MOSCOW (Reuters) -The Kremlin said on Monday it was closely monitoring what it called a "potentially dangerous" situation in Kosovo, where ethnic Serb gunmen stormed a village at the weekend, battling police and barricading themselves into a monastery.
Russia does not recognise Kosovo, which has a majority ethnic Albanian population, as an independent country and traditionally supports Serbia, with which it has close religious and cultural ties.
"The situation is extremely difficult. On Kosovo, we see a traditionally biased attitude towards the Serbs... The situation is very, very tense and potentially dangerous, we are monitoring it very closely," Kremlin spokesman Dmitry Peskov told a regular news briefing.
Kosovar police units retook the monastery late on Sunday after three attackers and one police officer were killed.
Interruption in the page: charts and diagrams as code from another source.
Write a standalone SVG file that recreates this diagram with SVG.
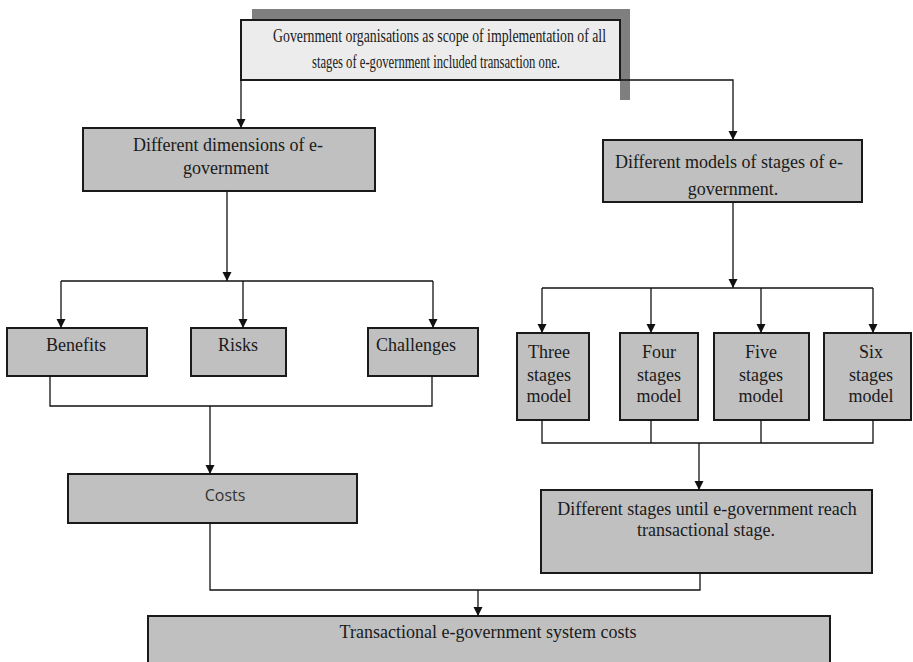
<svg xmlns="http://www.w3.org/2000/svg" width="913" height="662" viewBox="0 0 913 662">
<style>
.box{fill:#c0c0c0;stroke:#1a1a1a;stroke-width:2}
.t{font-family:"Liberation Serif","Times New Roman",serif;font-size:18px;fill:#1a1a1a;text-anchor:middle}
.s{font-family:"Open Sans","Liberation Sans",sans-serif;font-size:16px;fill:#333;text-anchor:middle}
.c{fill:none;stroke:#111;stroke-width:1.3}
</style>
<defs>
<marker id="ah" markerUnits="userSpaceOnUse" markerWidth="10" markerHeight="10" refX="9" refY="5" orient="auto">
<path d="M0,0.5 L9,5 L0,9.5 z" fill="#111"/>
</marker>
</defs>
<rect width="913" height="662" fill="#fff"/>
<g id="top">
<path d="M252,9 H630 V100 H620 V20 H252 z" fill="#7f7f7f"/>
<rect x="241" y="20" width="379" height="60" fill="#ececec" stroke="#1a1a1a" stroke-width="2"/>
<text class="t" x="439.5" y="42" font-size="16" textLength="333" lengthAdjust="spacingAndGlyphs">Government  organisations as scope of implementation  of all</text>
<text class="t" x="436" y="68" font-size="16" textLength="248" lengthAdjust="spacingAndGlyphs">stages of e-government included transaction one.</text>
</g>
<g id="dims">
<rect class="box" x="83" y="128" width="292" height="63"/>
<text class="t" x="228" y="151">Different dimensions of e-</text>
<text class="t" x="226" y="174">government</text>
</g>
<g id="models">
<rect class="box" x="603" y="140" width="259" height="62"/>
<text class="t" x="729" y="168">Different models of stages of e-</text>
<text class="t" x="733" y="195">government.</text>
</g>
<g id="benefits">
<rect class="box" x="7" y="328" width="140" height="48"/>
<text class="t" x="76" y="351">Benefits</text>
</g>
<g id="risks">
<rect class="box" x="191" y="328" width="95" height="48"/>
<text class="t" x="238" y="351">Risks</text>
</g>
<g id="challenges">
<rect class="box" x="368" y="328" width="110" height="48"/>
<text class="t" x="416" y="351">Challenges</text>
</g>
<g id="three">
<rect class="box" x="517" y="333" width="72" height="87"/>
<text class="t" x="549" y="358">Three</text>
<text class="t" x="549" y="381">stages</text>
<text class="t" x="549" y="402">model</text>
</g>
<g id="four">
<rect class="box" x="620" y="333" width="78" height="87"/>
<text class="t" x="659" y="358">Four</text>
<text class="t" x="659" y="381">stages</text>
<text class="t" x="659" y="402">model</text>
</g>
<g id="five">
<rect class="box" x="714" y="333" width="95" height="87"/>
<text class="t" x="761" y="358">Five</text>
<text class="t" x="761" y="381">stages</text>
<text class="t" x="761" y="402">model</text>
</g>
<g id="six">
<rect class="box" x="824" y="333" width="87" height="87"/>
<text class="t" x="871" y="358">Six</text>
<text class="t" x="871" y="381">stages</text>
<text class="t" x="871" y="402">model</text>
</g>
<g id="costs">
<rect class="box" x="68" y="474" width="289" height="49"/>
<text class="s" x="225" y="501">Costs</text>
</g>
<g id="stages">
<rect class="box" x="541" y="490" width="331" height="83" stroke-width="2.5"/>
<text class="t" x="707" y="515">Different stages until e-government reach</text>
<text class="t" x="706" y="536">transactional stage.</text>
</g>
<g id="final">
<rect class="box" x="148" y="616" width="682" height="60"/>
<text class="t" x="488" y="638" font-size="16.5">Transactional e-government system costs</text>
</g>
<g id="connectors">
<path class="c" d="M241,80 V128" marker-end="url(#ah)"/>
<path class="c" d="M620,80 H733 V140" marker-end="url(#ah)"/>
<path class="c" d="M227,191 V281" marker-end="url(#ah)"/>
<path class="c" d="M61,281 H433"/>
<path class="c" d="M61,281 V328" marker-end="url(#ah)"/>
<path class="c" d="M243,281 V328" marker-end="url(#ah)"/>
<path class="c" d="M433,281 V328" marker-end="url(#ah)"/>
<path class="c" d="M733,202 V288" marker-end="url(#ah)"/>
<path class="c" d="M542,288 H873"/>
<path class="c" d="M542,288 V333" marker-end="url(#ah)"/>
<path class="c" d="M651,288 V333" marker-end="url(#ah)"/>
<path class="c" d="M761,288 V333" marker-end="url(#ah)"/>
<path class="c" d="M873,288 V333" marker-end="url(#ah)"/>
<path class="c" d="M50,376 V406 H432 V376"/>
<path class="c" d="M210,406 V474" marker-end="url(#ah)"/>
<path class="c" d="M542,420 V443 H873 V420 M651,420 V443 M761,420 V443"/>
<path class="c" d="M699,443 V490" marker-end="url(#ah)"/>
<path class="c" d="M210,523 V590 H700 V573"/>
<path class="c" d="M478,590 V616" marker-end="url(#ah)"/>
</g>
</svg>
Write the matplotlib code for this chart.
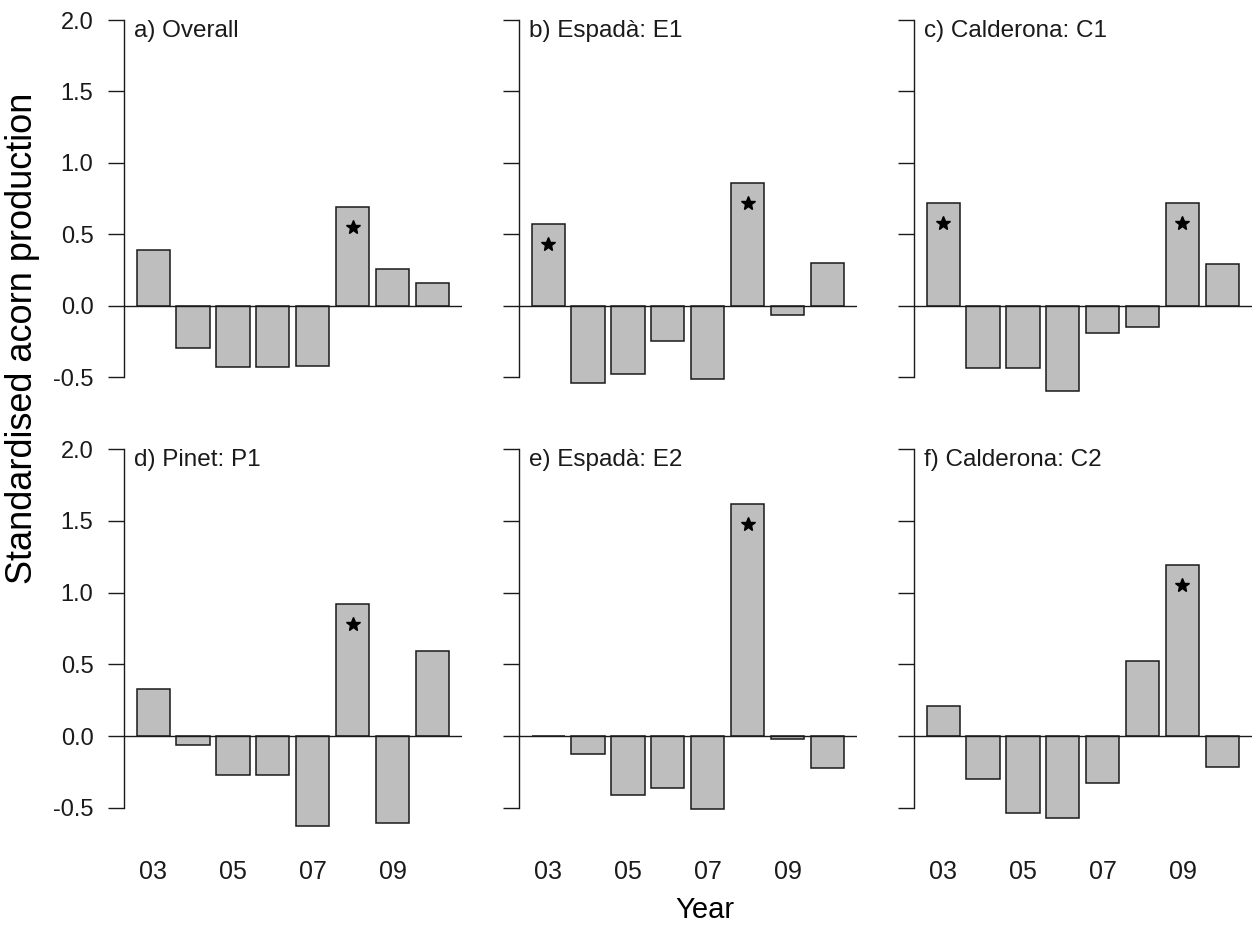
import matplotlib
matplotlib.use("Agg")
import matplotlib.pyplot as plt
import numpy as np

plt.rcParams["font.family"] = ["Liberation Sans", "DejaVu Sans"]

# ── data ──────────────────────────────────────────────────────────────────────
years = ["03", "04", "05", "06", "07", "08", "09", "10"]
shown_years = ["03", "05", "07", "09"]

overall      = [0.39, -0.30, -0.43, -0.43, -0.42, 0.69, 0.26, 0.16]
espada_e1    = [0.57, -0.545, -0.48, -0.25, -0.515, 0.86, -0.065, 0.30]
calderona_c1 = [0.72, -0.44, -0.44, -0.60, -0.19, -0.15, 0.72, 0.295]
pinet_p1     = [0.33, -0.065, -0.27, -0.27, -0.63, 0.92, -0.605, 0.59]
espada_e2    = [0.0, -0.125, -0.41, -0.36, -0.51, 1.62, -0.02, -0.225]
calderona_c2 = [0.21, -0.30, -0.54, -0.575, -0.33, 0.52, 1.19, -0.215]

titles = ["a) Overall", "b) Espadà: E1", "c) Calderona: C1",
          "d) Pinet: P1", "e) Espadà: E2", "f) Calderona: C2"]
series = [overall, espada_e1, calderona_c1, pinet_p1, espada_e2, calderona_c2]
# years flagged with an asterisk (masting years)
starred = [["08"], ["03", "08"], ["03", "09"], ["08"], ["08"], ["09"]]

# ── layout (R barplot look) ───────────────────────────────────────────────────
W, H = 1253, 927
BAR_FILL = "#BEBEBE"
INK = "#1a1a1a"
XLIM = (-0.176, 9.976)
YLIM = (-0.7, 2.05)

col_left = [124, 519, 914]
col_w = 337.5
row_box = [(12.9, 405.6), (442.1, 836.4)]   # top / bottom pixel of each row

fig = plt.figure(figsize=(W / 100, H / 100), dpi=100)
fig.patch.set_facecolor("white")

x = 0.7 + 1.2 * np.arange(len(years))

for k, (vals, title, stars) in enumerate(zip(series, titles, starred)):
    r, c = divmod(k, 3)
    top, bot = row_box[r]
    ax = fig.add_axes([col_left[c] / W, 1 - bot / H, col_w / W, (bot - top) / H])
    ax.set_xlim(*XLIM)
    ax.set_ylim(*YLIM)
    ax.patch.set_alpha(0)

    ax.bar(x, vals, width=1.0, color=BAR_FILL, edgecolor=INK, linewidth=1.1, zorder=2)
    ax.axhline(0, color=INK, lw=1.0, zorder=3)

    for yr in stars:
        i = years.index(yr)
        ax.plot(x[i], vals[i] - 0.14, marker="*", ms=10, color="black",
                mec="black", zorder=4)

    ax.text(0.12, 1.88, title, fontsize=17.5, color=INK, va="baseline", ha="left")

    for s in ("top", "right", "bottom"):
        ax.spines[s].set_visible(False)
    ax.spines["left"].set_bounds(-0.5, 2.0)
    ax.spines["left"].set_color(INK)
    ax.spines["left"].set_linewidth(1.0)

    ax.set_yticks(np.arange(-0.5, 2.01, 0.5))
    ax.tick_params(axis="y", length=11.5, width=1.0, color=INK, pad=10.5,
                   labelsize=17, labelcolor=INK)
    if c == 0:
        ax.set_yticklabels([f"{v:.1f}" for v in np.arange(-0.5, 2.01, 0.5)])
    else:
        ax.set_yticklabels([])

    if r == 1:
        ax.set_xticks([x[years.index(y)] for y in shown_years])
        ax.set_xticklabels(shown_years)
        ax.tick_params(axis="x", length=0, pad=17, labelsize=18, labelcolor=INK)
    else:
        ax.set_xticks([])

fig.text(23 / W, 1 - 338 / H, "Standardised acorn production", rotation=90,
         fontsize=26, ha="center", va="center", color="black")
fig.text(705 / W, 1 - 910 / H, "Year", fontsize=21, ha="center", va="center",
         color="black")

fig.savefig("out.png", dpi=100)
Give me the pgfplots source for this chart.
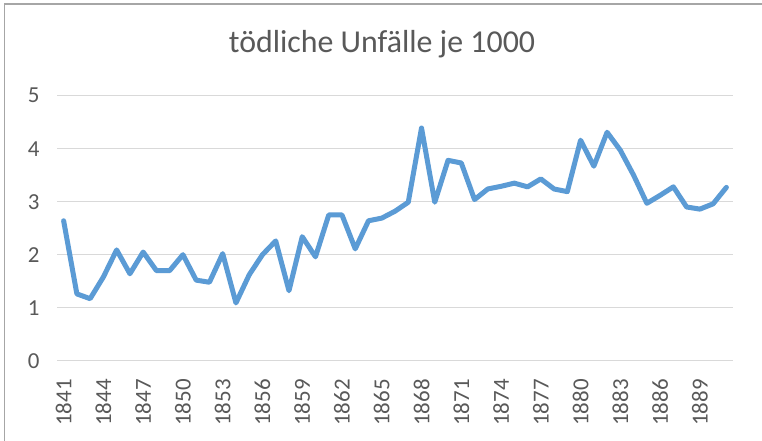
\documentclass[border=0pt]{standalone}
\usepackage{fontspec}
\setmainfont{Carlito}
\usepackage{pgfplots}
\pgfplotsset{compat=1.18}
\definecolor{txt}{HTML}{595959}
\definecolor{gridc}{HTML}{D9D9D9}
\definecolor{linec}{HTML}{5B9BD5}
\definecolor{brd}{HTML}{A6A6A6}
\begin{document}
\begin{tikzpicture}[x=1bp,y=1bp]
\useasboundingbox (0,0) rectangle (762,441);
\fill[white] (0,0) rectangle (762,441);
\draw[brd, line width=1.5bp] (4.5,0) -- (4.5,437) -- (762,437);
\node[txt, font=\fontsize{32}{38}\selectfont, anchor=base] at (382,388.7) {tödliche Unfälle je 1000};
\begin{axis}[
  at={(57bp,80.3bp)}, anchor=south west,
  scale only axis, width=676bp, height=265bp,
  xmin=1840.5, xmax=1891.5, ymin=0, ymax=5,
  ytick={0,1,2,3,4,5},
  xtick={1841,1844,...,1889},
  xticklabel style={rotate=90, anchor=east, font=\fontsize{23}{27}\selectfont, text=txt},
  yticklabel style={font=\fontsize{23}{27}\selectfont, text=txt, xshift=-14bp},
  xticklabel={\pgfmathprintnumber[1000 sep={},fixed]{\tick}},
  /pgf/number format/assume math mode=true,
  axis line style={draw=none},
  major tick length=0pt,
  ymajorgrids, grid style={gridc, line width=1.5bp},
  clip=false,
  xtick style={draw=none}, ytick style={draw=none},
  xticklabel shift=15bp,
]
\addplot[linec, line width=5bp, line join=round, line cap=round] coordinates {
(1841,2.64) (1842,1.26) (1843,1.17) (1844,1.58) (1845,2.09) (1846,1.64)
(1847,2.05) (1848,1.70) (1849,1.70) (1850,2.00) (1851,1.52) (1852,1.48)
(1853,2.02) (1854,1.09) (1855,1.62) (1856,2.00) (1857,2.26) (1858,1.32)
(1859,2.34) (1860,1.96) (1861,2.75) (1862,2.75) (1863,2.11) (1864,2.64)
(1865,2.69) (1866,2.82) (1867,2.99) (1868,4.39) (1869,2.99) (1870,3.78)
(1871,3.73) (1872,3.04) (1873,3.24) (1874,3.29) (1875,3.35) (1876,3.28)
(1877,3.43) (1878,3.24) (1879,3.19) (1880,4.16) (1881,3.67) (1882,4.31)
(1883,3.97) (1884,3.50) (1885,2.97) (1886,3.12) (1887,3.28) (1888,2.90)
(1889,2.86) (1890,2.96) (1891,3.27)
};
\end{axis}
\end{tikzpicture}
\end{document}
They were securing the village in northern Kosovo on Monday.
Ethnic Albanians form the vast majority of the 1.8 million population of Kosovo, a former province of Serbia.
But some 50,000 Serbs in the north have never accepted Kosovo's 2008 declaration of independence and still see Belgrade as their capital, more than two decades after a Kosovo Albanian guerrilla uprising against repressive Serbian rule.
Russia's Foreign Ministry later issued a statement saying that Sunday's bloodshed was "a direct and immediate consequence of the course" of Kosovo Prime Minister Albin Kurti, which it said was aimed at "fuelling conflict and cleansing the territory of the province of Serbs".
The ministry said Kurti was trying to escalate the situation in order to increase pressure on Serbs to recognise Kosovo's independence.